══ Given records
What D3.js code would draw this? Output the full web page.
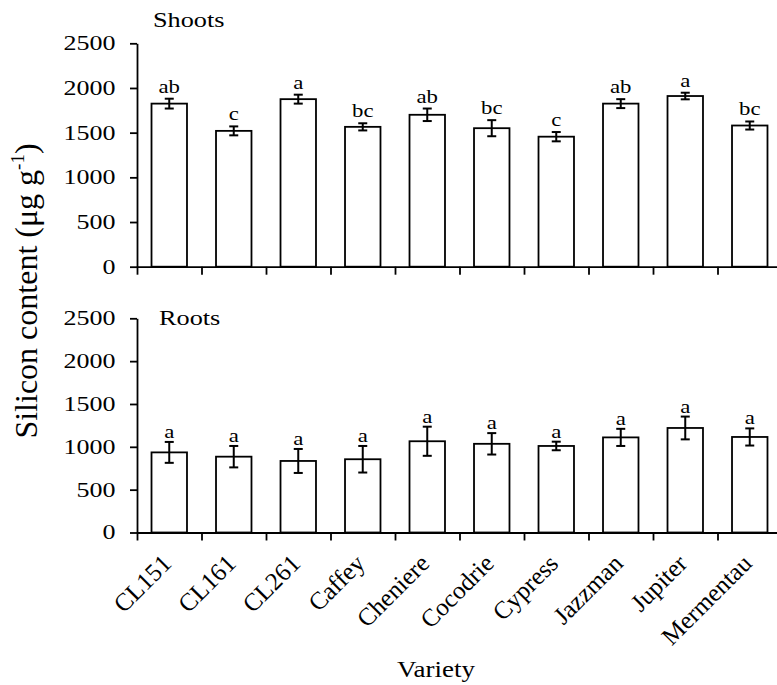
<!DOCTYPE html>
<html>
<head>
<meta charset="utf-8">
<script src="https://cdn.jsdelivr.net/npm/d3@7"></script>
<style>
  body { margin: 0; background: #fff; }
  text { font-family: "Liberation Serif", "Times New Roman", serif; fill: #000; }
</style>
</head>
<body>
<svg id="chart" width="777" height="685"></svg>
<script>
const varieties    = ["CL151", "CL161", "CL261", "Caffey", "Cheniere", "Cocodrie", "Cypress", "Jazzman", "Jupiter", "Mermentau"];
const shootMeans   = [1825, 1520, 1875, 1565, 1700, 1550, 1455, 1825, 1910, 1580];
const shootErrs    = [55, 50, 50, 40, 70, 90, 52, 50, 37, 45];
const shootLetters = ["ab", "c", "a", "bc", "ab", "bc", "c", "ab", "a", "bc"];
const rootMeans    = [935, 885, 835, 855, 1065, 1035, 1010, 1110, 1220, 1115];
const rootErrs     = [122, 125, 140, 155, 170, 125, 50, 100, 133, 100];
const rootLetters  = ["a", "a", "a", "a", "a", "a", "a", "a", "a", "a"];
const yTicks       = [0, 500, 1000, 1500, 2000, 2500];

const svg = d3.select("#chart");
const X0 = 137, X1 = 782;

const x = d3.scaleBand().domain(varieties).range([X0, X1])
    .paddingInner(0.45).paddingOuter(0.225);
// ticks sit on the boundaries between categories
const xEdge = d3.scaleLinear().domain([0, varieties.length]).range([X0, X1]);

function drawPanel(means, errs, letters, title, top, bottom, titleX, titleY, gap) {
    const y = d3.scaleLinear().domain([0, 2500]).range([bottom, top]);
    const g = svg.append("g");

    // bars
    g.selectAll(".bar").data(varieties).enter().append("rect")
        .attr("x", d => x(d))
        .attr("y", (d, i) => y(means[i]))
        .attr("width", x.bandwidth())
        .attr("height", (d, i) => bottom - y(means[i]))
        .attr("fill", "#fff").attr("stroke", "#000").attr("stroke-width", 1.8);

    // error bars
    const eb = g.selectAll(".err").data(varieties).enter().append("g")
        .attr("transform", d => `translate(${x(d) + x.bandwidth() / 2},0)`);
    eb.append("line")
        .attr("y1", (d, i) => y(means[i] - errs[i]))
        .attr("y2", (d, i) => y(means[i] + errs[i]));
    eb.append("line").attr("x1", -4.5).attr("x2", 4.5)
        .attr("y1", (d, i) => y(means[i] + errs[i])).attr("y2", (d, i) => y(means[i] + errs[i]));
    eb.append("line").attr("x1", -4.5).attr("x2", 4.5)
        .attr("y1", (d, i) => y(means[i] - errs[i])).attr("y2", (d, i) => y(means[i] - errs[i]));
    eb.selectAll("line").attr("stroke", "#000").attr("stroke-width", 2);

    // significance letters
    eb.append("text")
        .attr("text-anchor", "middle")
        .attr("font-size", 19)
        .attr("transform", (d, i) => `translate(0,${y(means[i] + errs[i]) - gap}) scale(1.2,1)`)
        .text((d, i) => letters[i]);

    // y axis
    const ya = g.append("g").attr("transform", `translate(${X0},0)`)
        .call(d3.axisLeft(y).tickValues(yTicks).tickSize(7).tickSizeOuter(0).tickFormat(d3.format("d")));
    ya.selectAll("line, path").attr("stroke", "#000").attr("stroke-width", 1.8);
    ya.selectAll("text")
        .attr("font-size", 20).attr("fill", "#000")
        .attr("x", -16.5).attr("transform", "scale(1.3,1)");

    // x axis
    const xa = g.append("g").attr("transform", `translate(0,${bottom})`)
        .call(d3.axisBottom(xEdge).tickValues(d3.range(varieties.length + 1))
            .tickSize(8).tickSizeOuter(0).tickFormat(""));
    xa.selectAll("line, path").attr("stroke", "#000").attr("stroke-width", 1.8);

    // panel title
    g.append("text")
        .attr("font-size", 21)
        .attr("transform", `translate(${titleX},${titleY}) scale(1.25,1)`)
        .text(title);

    return y;
}

drawPanel(shootMeans, shootErrs, shootLetters, "Shoots", 43.3, 266.7, 153, 27.3, 6);
drawPanel(rootMeans, rootErrs, rootLetters, "Roots", 318.3, 532.5, 159, 325, 4);

// category labels
svg.append("g").selectAll("text").data(varieties).enter().append("text")
    .attr("text-anchor", "end")
    .attr("font-size", 25)
    .attr("transform", d => `translate(${x(d) + x.bandwidth() / 2 + 3.5},565) rotate(-45)`)
    .text(d => d);

// axis titles
svg.append("text")
    .attr("font-size", 22.5)
    .attr("text-anchor", "middle")
    .attr("transform", "translate(436,677) scale(1.2,1)")
    .text("Variety");

const yt = svg.append("text")
    .attr("font-size", 32)
    .attr("text-anchor", "middle")
    .attr("transform", "translate(37,291) rotate(-90)");
yt.append("tspan").text("Silicon content (\u03bcg g");
yt.append("tspan").attr("font-size", 19).attr("dy", -13).text("-1");
yt.append("tspan").attr("dy", 13).text(")");
</script>
</body>
</html>
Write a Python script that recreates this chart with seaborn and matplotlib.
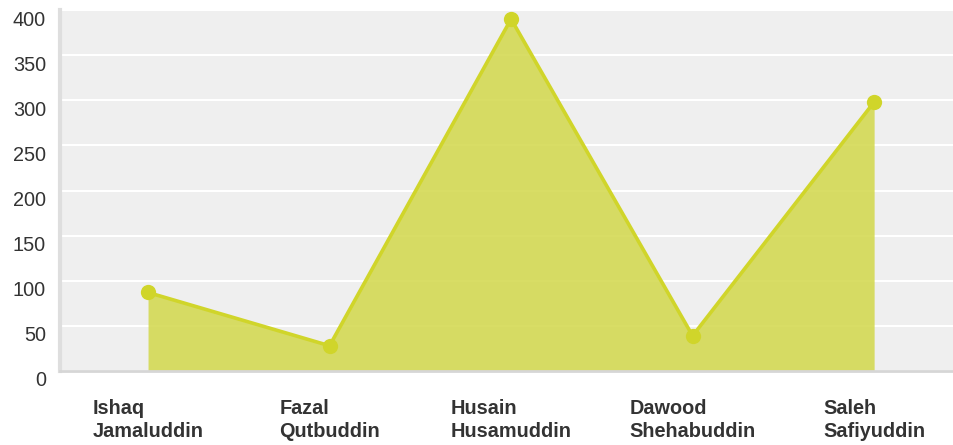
import matplotlib
matplotlib.use('Agg')
import matplotlib.pyplot as plt
import matplotlib.transforms as mtransforms
import seaborn as sns
import pandas as pd

# ── Data ─────────────────────────────────────────────
names = ['Ishaq\nJamaluddin', 'Fazal\nQutbuddin', 'Husain\nHusamuddin',
         'Dawood\nShehabuddin', 'Saleh\nSafiyuddin']
values = [87, 28, 390, 39, 298]
yticks = [0, 50, 100, 150, 200, 250, 300, 350, 400]

df = pd.DataFrame({'name': names, 'value': values})
df['pos'] = range(len(df))

# ── Style ────────────────────────────────────────────
sns.set_style('whitegrid', {'axes.facecolor': '#efefef', 'grid.color': 'white'})
plt.rcParams['font.family'] = ['Liberation Sans', 'DejaVu Sans']

line_col = '#d0d52a'
fill_col = '#d2d84a'

fig = plt.figure(figsize=(9.54, 4.45), dpi=100)
ax = fig.add_axes([60 / 954, 1 - 371 / 445, 1 - 60 / 954, 361 / 445])

ax.fill_between(df['pos'], df['value'], 0, color=fill_col, alpha=0.85, lw=0, zorder=2)
sns.lineplot(data=df, x='pos', y='value', ax=ax, color=line_col, lw=2.6,
             marker='o', markersize=11, markeredgewidth=0, zorder=3)

ax.set_xlim(-0.485, 4.44)
ax.set_ylim(0, 400)
ax.set_yticks(yticks)
ax.set_xticks(df['pos'])
ax.set_xticklabels(df['name'], fontweight='bold', fontsize=14.3, color='#333333',
                   multialignment='left', linespacing=1.3)
ax.tick_params(axis='x', length=0, pad=20)
ax.tick_params(axis='y', length=0, labelsize=14.3, labelcolor='#333333', pad=10)
ax.grid(axis='x', visible=False)
ax.grid(axis='y', color='white', lw=1.5)
ax.set_axisbelow(True)

# y labels sit a bit below their gridlines
offset = mtransforms.ScaledTranslation(0, -8 / 100, fig.dpi_scale_trans)
for lab in ax.get_yticklabels():
    lab.set_transform(lab.get_transform() + offset)

for side in ['top', 'right']:
    ax.spines[side].set_visible(False)
ax.spines['left'].set_color('#dedede')
ax.spines['left'].set_linewidth(3)
ax.spines['bottom'].set_color('#d6d6d6')
ax.spines['bottom'].set_linewidth(2)

ax.set_xlabel('')
ax.set_ylabel('')

fig.savefig('out.png', dpi=100)
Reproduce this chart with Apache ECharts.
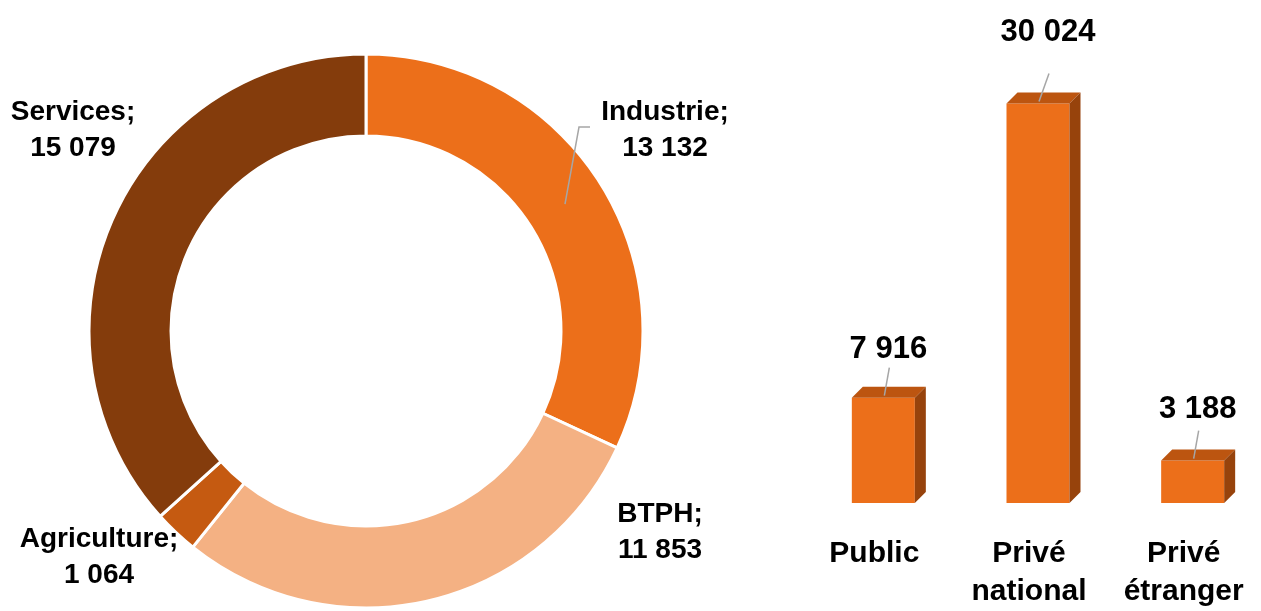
<!DOCTYPE html>
<html>
<head>
<meta charset="utf-8">
<script src="https://cdn.jsdelivr.net/npm/echarts@6/dist/echarts.min.js"></script>
<style>
    html, body { margin: 0; padding: 0; background: #fff; }
    #chart { width: 1261px; height: 611px; }
</style>
</head>
<body>
<div id="chart"></div>
<script>
/* données */
const sectors = ['Industrie', 'BTPH', 'Agriculture', 'Services'];
const sectorValues = [13132, 11853, 1064, 15079];
const owners = ['Public', 'Privé\nnational', 'Privé\nétranger'];
const ownerValues = [7916, 30024, 3188];

const sectorColors = ['#EC6F1A', '#F4B183', '#C55A11', '#843C0C'];
const font = '"Liberation Sans", Arial, sans-serif';

let fmt = function (v) {
    return String(v).replace(/\B(?=(\d{3})+(?!\d))/g, ' ');
};

/* géométrie du donut */
const pieCenter = [366, 331];
const pieRadius = [195, 277];

/* position des étiquettes du donut */
const pieLabelPos = [
    { x: 665, y: 130 },
    { x: 660, y: 532 },
    { x: 99, y: 557 },
    { x: 73, y: 130 }
];
/* hauteur des étiquettes au-dessus des barres */
const barLabelLift = [50, 73, 53];

/* trait de rappel Industrie : part du milieu du secteur */
let total = sectorValues.reduce(function (a, b) { return a + b; }, 0);
let midAngle = sectorValues[0] / total * Math.PI;
let midR = (pieRadius[0] + pieRadius[1]) / 2;
let guideStart = [pieCenter[0] + midR * Math.sin(midAngle), pieCenter[1] - midR * Math.cos(midAngle)];

let chart = echarts.init(document.getElementById('chart'));

let pieData = sectors.map(function (name, i) {
    return {
        name: name,
        value: sectorValues[i],
        itemStyle: { color: sectorColors[i] }
    };
});

let barData = owners.map(function (name, i) {
    return [i, ownerValues[i]];
});

let options = {
    animation: false,
    textStyle: { fontFamily: font },
    grid: {
        left: 797,
        width: 476,
        top: 4,
        height: 506
    },
    graphic: [
        {
            type: 'polyline',
            z: 100,
            shape: { points: [guideStart, [579, 127], [590, 127]] },
            style: { stroke: '#A6A6A6', lineWidth: 1.5, fill: null }
        }
    ],
    xAxis: {
        type: 'category',
        data: owners,
        axisLine: { show: false },
        axisTick: { show: false },
        axisLabel: {
            color: '#000',
            fontSize: 30,
            fontWeight: 'bold',
            fontFamily: font,
            lineHeight: 38,
            margin: 32,
            interval: 0
        }
    },
    yAxis: {
        type: 'value',
        min: 0,
        max: 37511,
        show: false
    },
    series: [
        {
            type: 'pie',
            center: pieCenter,
            radius: pieRadius,
            startAngle: 90,
            clockwise: true,
            data: pieData,
            itemStyle: { borderColor: '#fff', borderWidth: 3 },
            label: {
                show: true,
                color: '#000',
                fontSize: 28,
                fontWeight: 'bold',
                fontFamily: font,
                lineHeight: 36,
                align: 'center',
                overflow: 'none',
                formatter: function (p) {
                    return p.name + ';\n' + fmt(p.value);
                }
            },
            labelLine: { show: false },
            labelLayout: function (p) {
                let pos = pieLabelPos[p.dataIndex];
                return { x: pos.x, y: pos.y, align: 'center', verticalAlign: 'middle', hideOverlap: false };
            }
        },
        {
            type: 'custom',
            data: barData,
            renderItem: function (params, api) {
                let idx = api.value(0);
                let base = api.coord([idx, 0]);
                let top = api.coord([idx, api.value(1)]);
                let w = 63, d = 11;
                let x0 = base[0] + 9 - w / 2;
                let x1 = x0 + w;
                let y0 = top[1], y1 = base[1];
                let cx = (x0 + x1) / 2;
                let lift = barLabelLift[params.dataIndex];
                return {
                    type: 'group',
                    children: [
                        {
                            type: 'rect',
                            shape: { x: x0, y: y0, width: w, height: y1 - y0 },
                            style: { fill: '#EC6F1A' }
                        },
                        {
                            type: 'polygon',
                            shape: { points: [[x0, y0], [x0 + d, y0 - d], [x1 + d, y0 - d], [x1, y0]] },
                            style: { fill: '#BC5510' }
                        },
                        {
                            type: 'polygon',
                            shape: { points: [[x1, y0], [x1 + d, y0 - d], [x1 + d, y1 - d], [x1, y1]] },
                            style: { fill: '#97430C' }
                        },
                        {
                            type: 'line',
                            shape: { x1: cx + 1, y1: y0 - 2, x2: cx + 6 + (lift > 60 ? 5 : 0), y2: y0 - 30 },
                            style: { stroke: '#A6A6A6', lineWidth: 1.5 }
                        },
                        {
                            type: 'text',
                            style: {
                                x: cx + 5 + (lift > 60 ? 5 : 0),
                                y: y0 - lift + 2,
                                text: fmt(api.value(1)),
                                fill: '#000',
                                font: 'bold 31px ' + font,
                                textAlign: 'center',
                                textVerticalAlign: 'middle'
                            }
                        }
                    ]
                };
            }
        }
    ]
};
chart.setOption(options);
</script>
</body>
</html>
════
→ **Your objective**: Go over the records above and tally each line that includes "with". Give the total by itself.

→ **Task response**: 2